O recolhimento das peças do mangue tem um tempo próprio, ritmado pelo movimento das águas. Nas garimpagens encontrou uma peça que era interessante só por sua forma. Durante dois anos esperou a maré alta e a maré baixa cavá-la para ele. Só com a ajuda de Luca conseguiu levantá-la para a jangada, pois pesava mais de 100 quilos.
Além das madeiras encontradas no mangue, Nen também utiliza antigas canoas para fazer suas cadeiras. Algumas têm mais de cem anos e são parte da história de Barra de Santo Antônio, que já viveu da pesca e da carpintaria naval.
Sobre quem cria
Filho de um carpinteiro que fazia jangadas e outras embarcações com madeiras recolhidas no mangue, Adeildo Gomes dos Santos ganhou o apelido de Nen ainda criança, para diferenciá-lo de seus onze irmãos. Com sete anos fazia seus próprios brinquedos e aos nove sentiu a necessidade de trabalhar. Com quatorze anos já era quase marceneiro e, mais tarde, tornou-se mestre em carpintaria, dedicando-se a construir barcos artesanais.
Mudou-se para São Paulo em 1991, onde ficou até 1997 trabalhando como mestre de marcenaria. De volta a Alagoas, encontrou o fotógrafo Celso Brandão e trabalhou de 2000 a 2018 fazendo consertos e restaurações em peças de mestres e artesãos de sua coleção de arte popular. Restaurou peças de Zé do Chale, Seu Fernando e Véio, sem “mexer nas assinaturas”. Aprendeu e se apaixonou por arte convivendo com essas obras.
Um dia ouviu de Celso Brandão que era hora de andar com as próprias pernas. Em 2019, Brandão produziu a exposição “Pepitas populares – Coleção Celso Brandão”. Nen participou da mostra com 20 cadeiras, junto a grandes nomes da arte popular brasileira, e recebeu do fotógrafo a alcunha de “ebanista à beira-mar”. Desde a exposição, produz suas peças para vender. Tem um ateliê próximo à praia e uma galeria na principal rua da cidade.
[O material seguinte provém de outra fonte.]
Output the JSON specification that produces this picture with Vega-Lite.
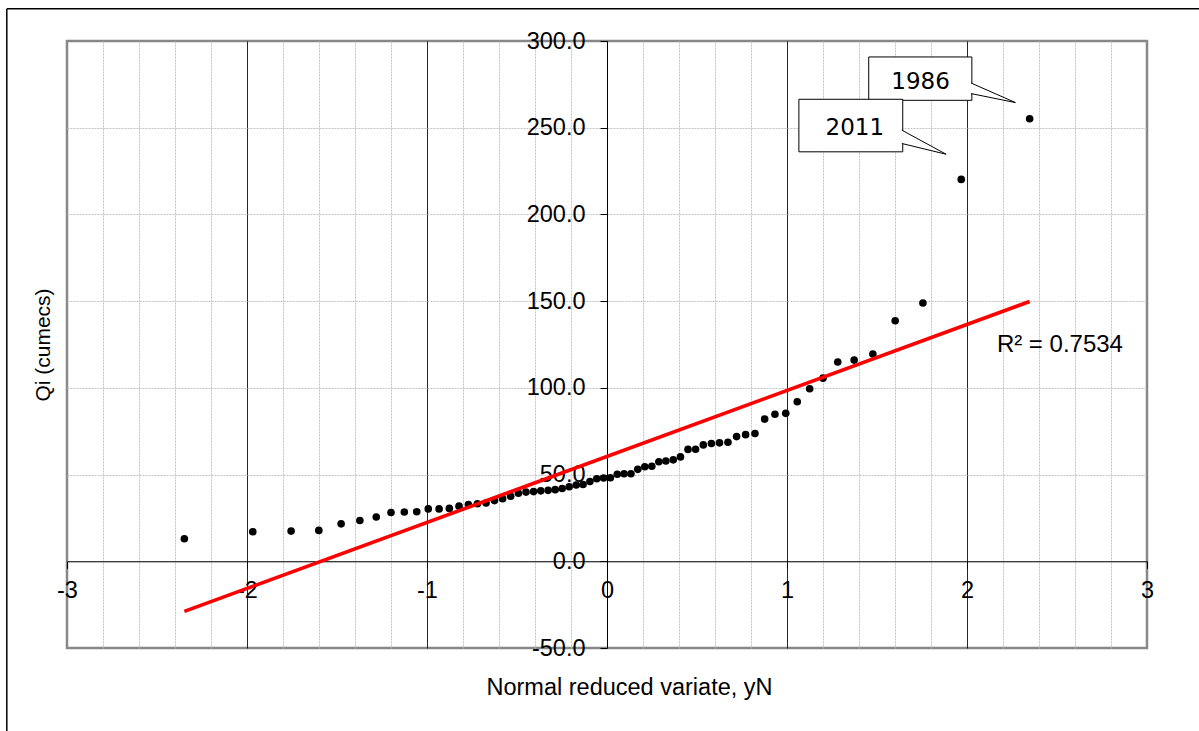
{
  "$schema": "https://vega.github.io/schema/vega-lite/v6.json",
  "width": 1080,
  "height": 607,
  "autosize": "none",
  "padding": {"left": 67, "top": 41, "right": 52, "bottom": 83},
  "background": "white",
  "config": {
    "view": {"stroke": "#888888", "strokeWidth": 2.5},
    "font": "Liberation Sans",
    "axis": {"labelFont": "Liberation Sans", "titleFont": "Liberation Sans", "labelColor": "#000", "titleColor": "#000", "titleFontWeight": "normal"}
  },
  "datasets": {
    "obs": [
      {"yN": -2.348, "Qi": 13.0}, {"yN": -1.968, "Qi": 17.0}, {"yN": -1.755, "Qi": 17.4}, {"yN": -1.601, "Qi": 17.8},
      {"yN": -1.477, "Qi": 21.6}, {"yN": -1.373, "Qi": 23.5}, {"yN": -1.282, "Qi": 25.5}, {"yN": -1.200, "Qi": 28.1},
      {"yN": -1.126, "Qi": 28.4}, {"yN": -1.057, "Qi": 28.6}, {"yN": -0.993, "Qi": 30.2}, {"yN": -0.933, "Qi": 30.2},
      {"yN": -0.876, "Qi": 30.5}, {"yN": -0.822, "Qi": 31.8}, {"yN": -0.770, "Qi": 32.7}, {"yN": -0.720, "Qi": 33.2},
      {"yN": -0.672, "Qi": 33.6}, {"yN": -0.625, "Qi": 35.0}, {"yN": -0.580, "Qi": 36.1}, {"yN": -0.535, "Qi": 37.5},
      {"yN": -0.492, "Qi": 39.2}, {"yN": -0.450, "Qi": 39.9}, {"yN": -0.408, "Qi": 40.2}, {"yN": -0.368, "Qi": 40.6},
      {"yN": -0.327, "Qi": 40.9}, {"yN": -0.288, "Qi": 41.3}, {"yN": -0.249, "Qi": 42.0}, {"yN": -0.210, "Qi": 43.0},
      {"yN": -0.171, "Qi": 44.0}, {"yN": -0.133, "Qi": 44.3}, {"yN": -0.095, "Qi": 46.0}, {"yN": -0.057, "Qi": 47.6},
      {"yN": -0.019, "Qi": 48.0}, {"yN": 0.019, "Qi": 48.2}, {"yN": 0.057, "Qi": 50.2}, {"yN": 0.095, "Qi": 50.5},
      {"yN": 0.133, "Qi": 50.5}, {"yN": 0.171, "Qi": 53.0}, {"yN": 0.210, "Qi": 54.5}, {"yN": 0.249, "Qi": 54.8},
      {"yN": 0.288, "Qi": 57.4}, {"yN": 0.327, "Qi": 57.8}, {"yN": 0.368, "Qi": 58.5}, {"yN": 0.408, "Qi": 60.2},
      {"yN": 0.450, "Qi": 64.5}, {"yN": 0.492, "Qi": 64.6}, {"yN": 0.535, "Qi": 67.1}, {"yN": 0.580, "Qi": 67.9},
      {"yN": 0.625, "Qi": 68.3}, {"yN": 0.672, "Qi": 68.6}, {"yN": 0.720, "Qi": 71.9}, {"yN": 0.770, "Qi": 73.0},
      {"yN": 0.822, "Qi": 73.7}, {"yN": 0.876, "Qi": 82.0}, {"yN": 0.933, "Qi": 84.8}, {"yN": 0.993, "Qi": 85.3},
      {"yN": 1.057, "Qi": 92.0}, {"yN": 1.126, "Qi": 99.5}, {"yN": 1.200, "Qi": 105.6}, {"yN": 1.282, "Qi": 114.9},
      {"yN": 1.373, "Qi": 116.0}, {"yN": 1.477, "Qi": 119.5}, {"yN": 1.601, "Qi": 138.7}, {"yN": 1.755, "Qi": 148.9},
      {"yN": 1.968, "Qi": 220.2}, {"yN": 2.348, "Qi": 255.2}
    ],
    "trend": [{"yN": -2.348, "Qi": -28.9}, {"yN": 2.348, "Qi": 149.8}],
    "frameV": [{"fx": -3.3344, "fy1": -130, "fy2": 318.66}],
    "frameH": [{"fy": 318.66, "fx1": -3.3344, "fx2": 3.5}],
    "boxes": [
      {"label": "1986", "x1": 1.454, "x2": 2.027, "y1": 265.8, "y2": 290.8, "tx": 1.742, "ty": 276.4},
      {"label": "2011", "x1": 1.066, "x2": 1.643, "y1": 236.1, "y2": 266.4, "tx": 1.377, "ty": 250.1}
    ],
    "wedges": [
      {"id": "1986", "k": 1, "wx": 2.022, "wy": 275.8},
      {"id": "1986", "k": 2, "wx": 2.269, "wy": 264.5},
      {"id": "1986", "k": 3, "wx": 2.022, "wy": 269.7},
      {"id": "2011", "k": 1, "wx": 1.638, "wy": 248.6},
      {"id": "2011", "k": 2, "wx": 1.884, "wy": 234.7},
      {"id": "2011", "k": 3, "wx": 1.638, "wy": 240.9}
    ],
    "r2": [{"x": 2.166, "y": 124.9, "t": "R² = 0.7534"}]
  },
  "layer": [
    {
      "data": {"name": "frameV"},
      "mark": {"type": "rule", "color": "#000", "strokeWidth": 1.5},
      "encoding": {
        "x": {"field": "fx", "type": "quantitative", "scale": {"domain": [-3, 3], "nice": false, "zero": false},
          "axis": {"orient": "bottom", "values": [-2.8,-2.6,-2.4,-2.2,-1.8,-1.6,-1.4,-1.2,-0.8,-0.6,-0.4,-0.2,0.2,0.4,0.6,0.8,1.2,1.4,1.6,1.8,2.2,2.4,2.6,2.8],
            "grid": true, "gridColor": "#c4c4c4", "gridDash": [2, 1], "gridWidth": 1, "labels": false, "ticks": false, "domain": false,
            "title": "Normal reduced variate, yN", "titleFontSize": 23.5, "titlePadding": 27, "titleX": 562}},
        "y": {"field": "fy1", "type": "quantitative", "scale": {"domain": [-50, 300], "nice": false, "zero": false},
          "axis": {"orient": "left", "values": [0, 50, 100, 150, 200, 250],
            "grid": true, "gridColor": "#c4c4c4", "gridDash": [2, 1], "gridWidth": 1, "labels": false, "ticks": false, "domain": false,
            "title": "Qi (cumecs)", "titleFontSize": 21, "titlePadding": 14}},
        "y2": {"field": "fy2"}
      }
    },
    {
      "data": {"name": "frameH"},
      "mark": {"type": "rule", "color": "#000", "strokeWidth": 1.5},
      "encoding": {
        "y": {"field": "fy", "type": "quantitative", "scale": {"domain": [-50, 300], "nice": false, "zero": false}, "axis": null},
        "x": {"field": "fx1", "type": "quantitative", "scale": {"domain": [-3, 3], "nice": false, "zero": false},
          "axis": {"orient": "bottom", "values": [-2, -1, 1, 2], "grid": true, "gridColor": "#000", "gridWidth": 1, "gridOpacity": 0.85,
            "labels": false, "ticks": false, "domain": false, "title": null}},
        "x2": {"field": "fx2"}
      }
    },
    {
      "data": {"name": "obs"},
      "mark": {"type": "circle", "color": "#000", "size": 58, "opacity": 1},
      "encoding": {
        "x": {"field": "yN", "type": "quantitative", "scale": {"domain": [-3, 3], "nice": false, "zero": false},
          "axis": {"orient": "bottom", "offset": -86.71, "values": [-3, -2, -1, 0, 1, 2, 3], "grid": false,
            "domain": true, "domainColor": "#000", "domainWidth": 1, "ticks": true, "tickSize": 7, "tickColor": "#000", "tickWidth": 1,
            "labelFontSize": 23.5, "labelPadding": 10, "labelFlush": false, "labelOverlap": false, "labelBound": false,
            "labelExpr": "'' + datum.value", "title": null}},
        "y": {"field": "Qi", "type": "quantitative", "scale": {"domain": [-50, 300], "nice": false, "zero": false},
          "axis": {"orient": "left", "offset": -540, "values": [-50, 0, 50, 100, 150, 200, 250, 300], "grid": false,
            "domain": true, "domainColor": "#000", "domainWidth": 1, "ticks": true, "tickSize": 7, "tickColor": "#000", "tickWidth": 1,
            "labelFontSize": 23.5, "labelPadding": 15, "labelFlush": false, "labelOverlap": false, "labelBound": false,
            "labelExpr": "replace(format(datum.value, '.1f'), '\u2212', '-')", "title": null}}
      }
    },
    {
      "data": {"name": "trend"},
      "mark": {"type": "line", "color": "#ff0000", "strokeWidth": 3.6},
      "encoding": {
        "x": {"field": "yN", "type": "quantitative", "scale": {"domain": [-3, 3], "nice": false, "zero": false}, "axis": null},
        "y": {"field": "Qi", "type": "quantitative", "scale": {"domain": [-50, 300], "nice": false, "zero": false}, "axis": null}
      }
    },
    {
      "data": {"name": "r2"},
      "mark": {"type": "text", "align": "left", "baseline": "middle", "fontSize": 24, "font": "Liberation Sans", "color": "#000"},
      "encoding": {
        "x": {"field": "x", "type": "quantitative", "scale": {"domain": [-3, 3], "nice": false, "zero": false}, "axis": null},
        "y": {"field": "y", "type": "quantitative", "scale": {"domain": [-50, 300], "nice": false, "zero": false}, "axis": null},
        "text": {"field": "t"}
      }
    },
    {
      "data": {"name": "boxes"},
      "mark": {"type": "rect", "fill": "#ffffff", "stroke": "#000", "strokeWidth": 1},
      "encoding": {
        "x": {"field": "x1", "type": "quantitative", "scale": {"domain": [-3, 3], "nice": false, "zero": false}, "axis": null},
        "x2": {"field": "x2"},
        "y": {"field": "y1", "type": "quantitative", "scale": {"domain": [-50, 300], "nice": false, "zero": false}, "axis": null},
        "y2": {"field": "y2"}
      }
    },
    {
      "data": {"name": "wedges"},
      "mark": {"type": "line", "fill": "#ffffff", "stroke": "#000", "strokeWidth": 1, "interpolate": "linear"},
      "encoding": {
        "x": {"field": "wx", "type": "quantitative", "scale": {"domain": [-3, 3], "nice": false, "zero": false}, "axis": null},
        "y": {"field": "wy", "type": "quantitative", "scale": {"domain": [-50, 300], "nice": false, "zero": false}, "axis": null},
        "order": {"field": "k", "type": "quantitative"},
        "detail": {"field": "id"}
      }
    },
    {
      "data": {"name": "boxes"},
      "mark": {"type": "text", "align": "center", "baseline": "middle", "fontSize": 23, "font": "DejaVu Sans", "color": "#000"},
      "encoding": {
        "x": {"field": "tx", "type": "quantitative", "scale": {"domain": [-3, 3], "nice": false, "zero": false}, "axis": null},
        "y": {"field": "ty", "type": "quantitative", "scale": {"domain": [-50, 300], "nice": false, "zero": false}, "axis": null},
        "text": {"field": "label"}
      }
    }
  ],
  "resolve": {"axis": {"x": "independent", "y": "independent"}}
}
Para Nen, o artesanato é um trabalho feito com amor, que só traz coisas boas. A fonte de sustento de sua família é o artesanato: Carla, sua esposa, é artesã e cuida da galeria. Jaíne, sua filha, trabalha em lojas colaborativa onde suas peças são vendidas e administra as redes sociais.
Sobre o território
A região de Barra de Santo Antônio começou a ser colonizada no século XVII por holandeses. O município tem cerca de 14 mil habitantes e é cortado pelo rio Santo Antônio Grande. No passado, as principais atividades econômicas eram a carpintaria naval de pequenas e médias embarcações, a pesca e a mineração de pedra calcária. Atualmente, tem grande vocação turística, com suas belas praias, arrecifes e piscinas naturais.